University Receives Approval for Gehry Library

Matthew Hersh

The Site Plan Review Advisory Board (SPRAB) gave its support to Princeton University's plan to build a new science library and academic center near the corner of Washington Road and Ivy Lane.

The library, which was designed by Pritzker Prize-winning architect Frank Gehry, will house the book collection currently located in the geology library in Guyot Hall across the street to the proposed library. It will then combine the book collections of the chemistry department and other science libraries. The support allows the University plan to appear before the Regional Planning Board for further review.

The site plan review comes only two weeks after the University appeared before the Regional Planning Board to outline its plans for the construction of Whitman College, a 500-student residence hall. The new library will help accommodate the University's planned undergraduate influx of 500 students by the fall of 2009.

While Whitman College and other structures on the residential part of campus feature an architectural style known as Collegiate Gothic, the proposed science library falls into the realm of modern architecture, such as that seen at the Woodrow Wilson School of Public and International Affairs. The library will exhibit Mr. Gehry's style through the use of steel, brick, and glass.

"It's the library of the future," said Jon Hlafter, vice-president of the Office of Physical Planning at the University.

Mr. Hlafter went on to say that the new $60 million, 85,000 square-foot structure will also include study space, classrooms, and a cafe.

The library will also house the University's science collections and will feature digitized maps on file.

Mr. Hlafter said no additional faculty or staff will be added as a result of the new library. Instead, current faculty and staff members will relocate to the new facility.

The issue of parking and traffic circulation quickly made its way to the forefront of the site plan review. Members of SPRAB voiced concern regarding the attraction such a structure would present to those interested in the architecture and overall novel existence of the building.

Member Brian Murdock spoke of traffic bottlenecks that might be caused by the allure of the new building.

Mr. Hlafter said that while the library would be a draw for visitors to the University, he did not foresee a scenario where such an attraction would cause a serious traffic issue in the area.
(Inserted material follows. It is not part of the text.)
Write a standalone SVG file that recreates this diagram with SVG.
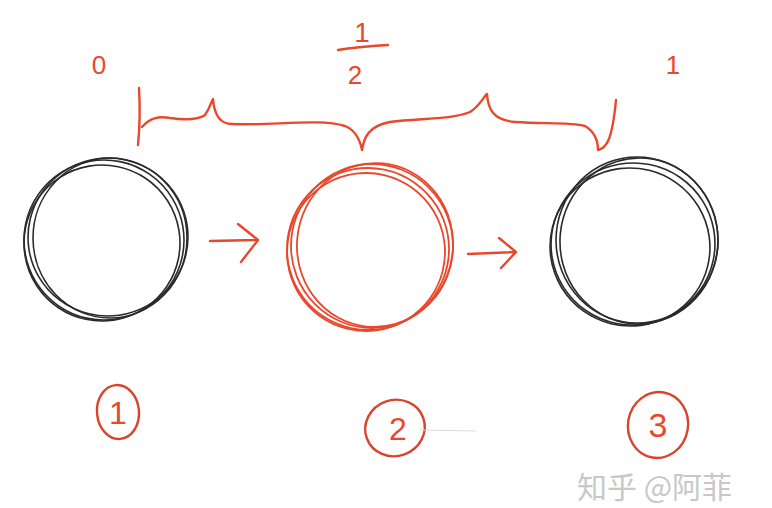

He outlined the plan for a shuttle system that will bring students and visitors to and from the main campus. He also said that ample visitor parking would be available in Lot 21, adjacent to Jadwin Gym.

"There will be 'no parking' signs along Ivy Lane, and indications that parking is available in Lot 21," Mr. Hlafter said. He also cited the existing University policy that requires graduates students with housing assignments at the Lawrence Apartments, Butler Tract Housing, and the Graduate College to use the shuttle system and not their personal cars.

"I say with great confidence that the people in the new building will be parking in [Lot 21]," he said.

Members of SPRAB expressed concern regarding Ivy Lane's capacity to handle traffic for the new facility, and the amount of drive-by traffic the structure will attract because of its unique design and architecture. But Mr. Hlafter again referred to Lot 21 and that visitors will be parking at that location and not along Ivy Lane.

Borough Engineer Carl Peters said he felt there is a need for improved pedestrian and cyclist access from the main campus across Washington Road. While Mr. Hlafter acknowledged that there would be new foot traffic by virtue of there being a new facility, he said that shuttle transportation would be sufficient in handling the problem.

Another concern addressed the potential for hazardous sun glare from the library's stainless steel's exterior. Larry Tighe ensured the Board that the steel used would not have a mirror finish and would be dull enough not to visually impair drivers. Mr. Tighe compared the grade of steel to that used in the Frist Campus Center.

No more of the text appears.